Records for this task |
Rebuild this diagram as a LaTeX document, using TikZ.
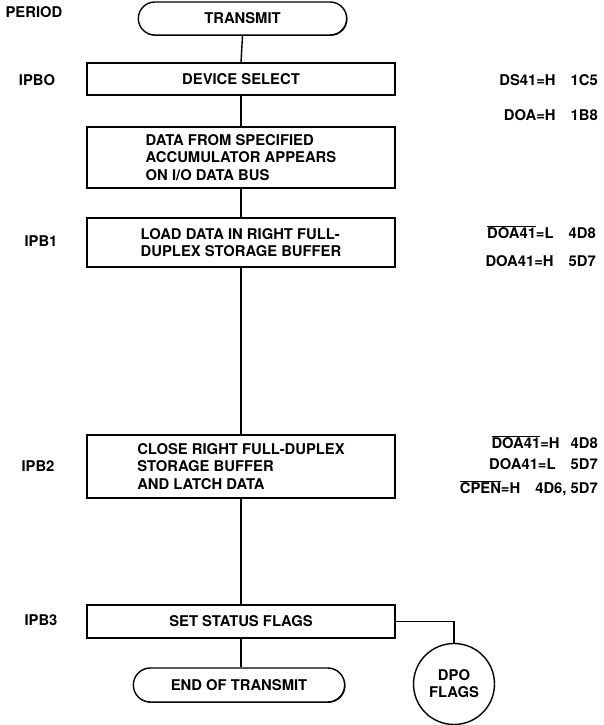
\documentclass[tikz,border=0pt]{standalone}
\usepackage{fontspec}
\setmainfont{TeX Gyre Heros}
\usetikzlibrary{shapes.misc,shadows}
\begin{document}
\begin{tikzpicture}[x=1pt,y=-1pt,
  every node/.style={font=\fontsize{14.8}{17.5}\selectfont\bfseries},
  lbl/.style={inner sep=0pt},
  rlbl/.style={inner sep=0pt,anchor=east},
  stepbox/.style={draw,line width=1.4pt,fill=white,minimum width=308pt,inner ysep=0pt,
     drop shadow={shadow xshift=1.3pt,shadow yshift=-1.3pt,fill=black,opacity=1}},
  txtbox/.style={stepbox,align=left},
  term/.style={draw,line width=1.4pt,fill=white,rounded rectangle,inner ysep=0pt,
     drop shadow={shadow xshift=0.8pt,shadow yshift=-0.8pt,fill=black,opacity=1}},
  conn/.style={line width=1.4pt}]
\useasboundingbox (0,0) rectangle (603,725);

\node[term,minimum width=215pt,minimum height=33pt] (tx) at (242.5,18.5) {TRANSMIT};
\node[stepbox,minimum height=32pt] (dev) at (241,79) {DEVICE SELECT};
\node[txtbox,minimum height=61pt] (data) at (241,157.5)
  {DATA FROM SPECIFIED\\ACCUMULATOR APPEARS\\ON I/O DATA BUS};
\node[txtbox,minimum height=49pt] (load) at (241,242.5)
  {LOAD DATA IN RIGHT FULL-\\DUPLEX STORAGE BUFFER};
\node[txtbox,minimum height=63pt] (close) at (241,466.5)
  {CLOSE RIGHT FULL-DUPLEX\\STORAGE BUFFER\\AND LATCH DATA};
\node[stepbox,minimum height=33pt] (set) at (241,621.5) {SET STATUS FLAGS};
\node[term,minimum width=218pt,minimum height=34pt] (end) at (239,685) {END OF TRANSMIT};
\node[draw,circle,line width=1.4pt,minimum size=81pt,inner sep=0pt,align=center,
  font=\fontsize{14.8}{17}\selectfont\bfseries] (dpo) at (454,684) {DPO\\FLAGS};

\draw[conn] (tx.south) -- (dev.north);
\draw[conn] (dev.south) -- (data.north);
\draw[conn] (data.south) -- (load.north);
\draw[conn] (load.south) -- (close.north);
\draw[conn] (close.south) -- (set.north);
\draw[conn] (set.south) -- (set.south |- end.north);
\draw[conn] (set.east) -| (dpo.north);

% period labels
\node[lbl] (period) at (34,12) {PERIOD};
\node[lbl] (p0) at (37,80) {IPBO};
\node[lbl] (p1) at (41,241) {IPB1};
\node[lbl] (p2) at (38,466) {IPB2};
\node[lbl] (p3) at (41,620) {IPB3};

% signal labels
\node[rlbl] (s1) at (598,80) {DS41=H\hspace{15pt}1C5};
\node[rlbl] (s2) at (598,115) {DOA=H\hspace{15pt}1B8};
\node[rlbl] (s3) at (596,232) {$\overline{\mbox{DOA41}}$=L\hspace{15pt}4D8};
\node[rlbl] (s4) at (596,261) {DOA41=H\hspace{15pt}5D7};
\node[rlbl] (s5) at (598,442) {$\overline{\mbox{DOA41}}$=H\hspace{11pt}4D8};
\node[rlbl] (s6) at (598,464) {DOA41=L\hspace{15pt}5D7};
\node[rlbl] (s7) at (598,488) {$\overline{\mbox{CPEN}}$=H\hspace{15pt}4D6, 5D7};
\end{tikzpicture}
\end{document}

...

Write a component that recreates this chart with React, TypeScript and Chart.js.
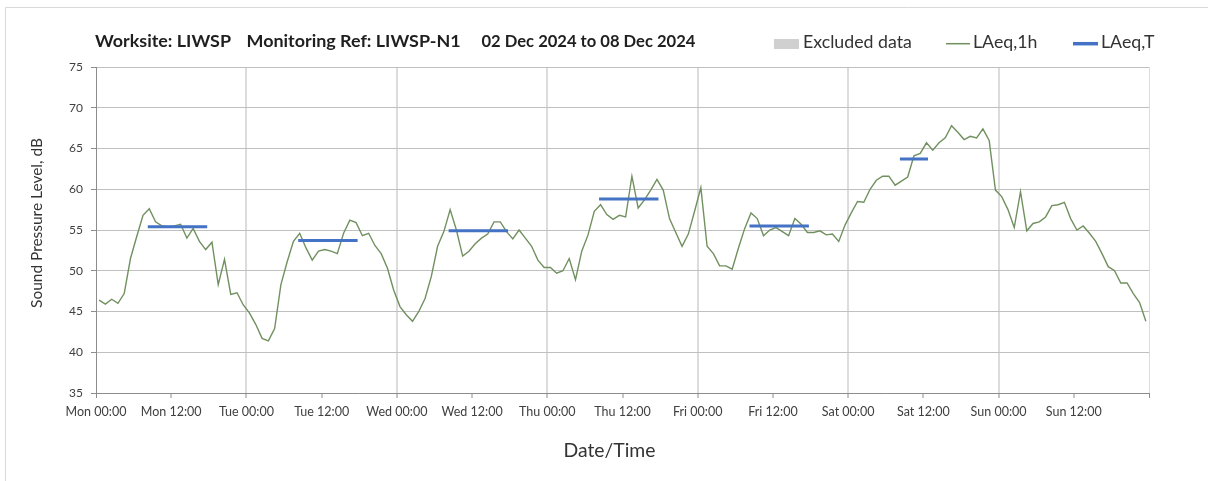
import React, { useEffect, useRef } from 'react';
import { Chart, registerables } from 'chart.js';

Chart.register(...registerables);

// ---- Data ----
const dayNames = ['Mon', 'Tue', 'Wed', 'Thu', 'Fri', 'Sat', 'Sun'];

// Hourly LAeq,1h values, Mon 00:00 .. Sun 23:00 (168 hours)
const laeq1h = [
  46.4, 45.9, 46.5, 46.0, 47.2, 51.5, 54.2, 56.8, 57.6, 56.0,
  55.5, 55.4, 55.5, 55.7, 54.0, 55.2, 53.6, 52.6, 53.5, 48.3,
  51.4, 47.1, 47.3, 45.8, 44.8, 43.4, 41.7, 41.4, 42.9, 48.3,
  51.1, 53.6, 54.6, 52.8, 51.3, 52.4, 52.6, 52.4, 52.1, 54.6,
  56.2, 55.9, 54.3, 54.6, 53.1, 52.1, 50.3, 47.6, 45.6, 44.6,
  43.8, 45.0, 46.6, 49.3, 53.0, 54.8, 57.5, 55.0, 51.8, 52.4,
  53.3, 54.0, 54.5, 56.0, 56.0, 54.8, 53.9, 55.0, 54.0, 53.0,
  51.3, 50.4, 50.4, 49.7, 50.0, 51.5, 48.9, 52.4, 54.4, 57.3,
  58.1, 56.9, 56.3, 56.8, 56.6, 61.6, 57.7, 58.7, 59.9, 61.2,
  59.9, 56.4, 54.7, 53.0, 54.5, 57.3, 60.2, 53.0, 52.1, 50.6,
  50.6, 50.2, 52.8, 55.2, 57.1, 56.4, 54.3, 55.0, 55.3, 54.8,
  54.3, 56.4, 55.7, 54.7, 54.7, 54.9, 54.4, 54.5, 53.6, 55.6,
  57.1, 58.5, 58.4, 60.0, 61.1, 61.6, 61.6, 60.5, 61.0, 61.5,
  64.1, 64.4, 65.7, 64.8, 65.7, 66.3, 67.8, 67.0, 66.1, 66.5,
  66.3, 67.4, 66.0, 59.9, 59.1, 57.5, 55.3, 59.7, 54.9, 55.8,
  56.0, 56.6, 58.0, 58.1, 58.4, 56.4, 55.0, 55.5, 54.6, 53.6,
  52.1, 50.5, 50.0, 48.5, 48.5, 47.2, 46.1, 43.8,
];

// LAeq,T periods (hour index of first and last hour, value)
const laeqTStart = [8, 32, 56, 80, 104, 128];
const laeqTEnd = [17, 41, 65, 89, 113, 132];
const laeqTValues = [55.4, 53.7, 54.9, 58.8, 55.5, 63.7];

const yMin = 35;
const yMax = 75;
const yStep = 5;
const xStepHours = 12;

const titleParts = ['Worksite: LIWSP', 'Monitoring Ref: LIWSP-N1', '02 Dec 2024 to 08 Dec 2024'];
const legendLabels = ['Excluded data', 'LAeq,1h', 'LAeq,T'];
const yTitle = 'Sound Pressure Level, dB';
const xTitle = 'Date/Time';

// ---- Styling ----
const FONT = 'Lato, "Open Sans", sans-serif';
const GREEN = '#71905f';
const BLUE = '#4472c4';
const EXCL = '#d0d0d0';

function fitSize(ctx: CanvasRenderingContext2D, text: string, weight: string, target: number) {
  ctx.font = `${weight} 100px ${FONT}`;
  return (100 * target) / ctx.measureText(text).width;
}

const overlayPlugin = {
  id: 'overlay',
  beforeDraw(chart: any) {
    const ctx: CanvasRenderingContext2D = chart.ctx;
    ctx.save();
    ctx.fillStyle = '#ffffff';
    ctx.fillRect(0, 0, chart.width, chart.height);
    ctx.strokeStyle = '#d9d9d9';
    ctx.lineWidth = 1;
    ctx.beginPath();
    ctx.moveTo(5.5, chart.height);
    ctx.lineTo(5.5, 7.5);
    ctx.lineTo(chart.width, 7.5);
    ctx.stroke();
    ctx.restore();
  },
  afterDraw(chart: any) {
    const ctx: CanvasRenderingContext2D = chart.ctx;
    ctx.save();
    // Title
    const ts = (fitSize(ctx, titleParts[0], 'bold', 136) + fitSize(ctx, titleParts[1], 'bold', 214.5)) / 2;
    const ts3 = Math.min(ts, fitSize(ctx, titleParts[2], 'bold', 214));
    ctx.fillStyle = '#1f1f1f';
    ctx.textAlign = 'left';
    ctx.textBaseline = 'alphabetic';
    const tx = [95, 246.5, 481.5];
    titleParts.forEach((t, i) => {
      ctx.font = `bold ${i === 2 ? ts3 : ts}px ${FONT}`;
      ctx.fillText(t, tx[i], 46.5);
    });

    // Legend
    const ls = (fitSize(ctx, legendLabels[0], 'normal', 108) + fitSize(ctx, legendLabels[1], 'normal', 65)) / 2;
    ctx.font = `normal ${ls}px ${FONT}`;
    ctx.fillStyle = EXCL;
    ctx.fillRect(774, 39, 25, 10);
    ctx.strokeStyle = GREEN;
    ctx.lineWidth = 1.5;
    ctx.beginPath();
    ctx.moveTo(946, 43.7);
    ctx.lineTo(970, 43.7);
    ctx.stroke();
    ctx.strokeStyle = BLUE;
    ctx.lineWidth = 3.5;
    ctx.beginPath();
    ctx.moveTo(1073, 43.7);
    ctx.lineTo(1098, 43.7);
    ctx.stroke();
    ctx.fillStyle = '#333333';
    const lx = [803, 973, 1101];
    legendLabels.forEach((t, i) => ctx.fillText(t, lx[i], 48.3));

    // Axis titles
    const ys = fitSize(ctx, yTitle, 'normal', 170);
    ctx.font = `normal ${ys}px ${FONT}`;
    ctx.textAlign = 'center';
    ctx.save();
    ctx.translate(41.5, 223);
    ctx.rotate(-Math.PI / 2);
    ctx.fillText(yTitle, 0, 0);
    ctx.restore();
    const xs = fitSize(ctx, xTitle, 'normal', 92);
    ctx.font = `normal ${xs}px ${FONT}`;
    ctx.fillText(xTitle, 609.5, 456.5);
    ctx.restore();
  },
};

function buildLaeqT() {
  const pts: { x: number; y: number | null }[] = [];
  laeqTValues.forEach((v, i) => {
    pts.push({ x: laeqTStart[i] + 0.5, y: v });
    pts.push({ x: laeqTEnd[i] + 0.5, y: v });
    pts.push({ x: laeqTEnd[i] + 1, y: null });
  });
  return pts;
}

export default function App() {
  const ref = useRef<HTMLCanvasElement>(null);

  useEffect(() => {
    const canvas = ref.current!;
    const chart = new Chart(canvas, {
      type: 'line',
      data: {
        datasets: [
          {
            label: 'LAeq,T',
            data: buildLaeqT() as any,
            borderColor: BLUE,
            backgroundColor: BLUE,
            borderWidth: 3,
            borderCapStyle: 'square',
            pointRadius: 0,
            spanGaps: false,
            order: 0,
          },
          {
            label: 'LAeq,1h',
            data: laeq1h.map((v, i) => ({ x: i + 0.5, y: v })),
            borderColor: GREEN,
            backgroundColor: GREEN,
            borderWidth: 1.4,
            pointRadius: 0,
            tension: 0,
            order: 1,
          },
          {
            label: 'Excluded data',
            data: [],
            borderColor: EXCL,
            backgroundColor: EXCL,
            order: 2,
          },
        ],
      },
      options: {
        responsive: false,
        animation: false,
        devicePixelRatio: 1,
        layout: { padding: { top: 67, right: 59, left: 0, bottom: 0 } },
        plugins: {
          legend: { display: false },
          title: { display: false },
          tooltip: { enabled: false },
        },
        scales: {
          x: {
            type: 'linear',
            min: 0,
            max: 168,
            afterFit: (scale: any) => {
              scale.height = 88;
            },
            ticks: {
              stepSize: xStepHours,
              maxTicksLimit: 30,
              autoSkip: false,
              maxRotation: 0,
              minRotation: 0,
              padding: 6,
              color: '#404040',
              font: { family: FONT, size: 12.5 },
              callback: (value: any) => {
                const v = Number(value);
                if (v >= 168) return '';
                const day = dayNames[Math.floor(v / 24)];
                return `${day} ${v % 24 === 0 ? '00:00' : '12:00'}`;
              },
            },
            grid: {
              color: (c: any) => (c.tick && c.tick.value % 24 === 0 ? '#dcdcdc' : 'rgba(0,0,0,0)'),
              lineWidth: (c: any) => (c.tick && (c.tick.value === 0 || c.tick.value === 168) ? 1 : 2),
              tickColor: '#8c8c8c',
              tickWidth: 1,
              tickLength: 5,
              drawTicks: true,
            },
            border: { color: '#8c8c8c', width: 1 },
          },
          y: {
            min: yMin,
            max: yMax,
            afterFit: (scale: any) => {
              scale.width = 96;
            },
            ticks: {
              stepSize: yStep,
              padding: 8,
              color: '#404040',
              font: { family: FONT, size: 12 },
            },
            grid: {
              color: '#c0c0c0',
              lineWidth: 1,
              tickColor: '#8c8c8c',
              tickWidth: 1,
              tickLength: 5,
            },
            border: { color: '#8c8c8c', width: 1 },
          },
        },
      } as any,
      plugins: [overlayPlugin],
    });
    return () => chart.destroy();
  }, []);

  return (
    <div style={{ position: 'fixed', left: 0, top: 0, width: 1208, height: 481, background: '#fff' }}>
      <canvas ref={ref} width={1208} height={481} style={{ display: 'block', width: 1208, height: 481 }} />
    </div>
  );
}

Job | Go back to the listing above and reproduce, exactly, the stretch from the line bearing "Write a component" through the line bearing "['Mon', 'Tue', 'Wed', 'Thu', 'Fri', 'Sat', 'Sun'];", without its pictures.

Task result |
Write a component that recreates this chart with React, TypeScript and Chart.js.
import React, { useEffect, useRef } from 'react';
import { Chart, registerables } from 'chart.js';

Chart.register(...registerables);

// ---- Data ----
const dayNames = ['Mon', 'Tue', 'Wed', 'Thu', 'Fri', 'Sat', 'Sun'];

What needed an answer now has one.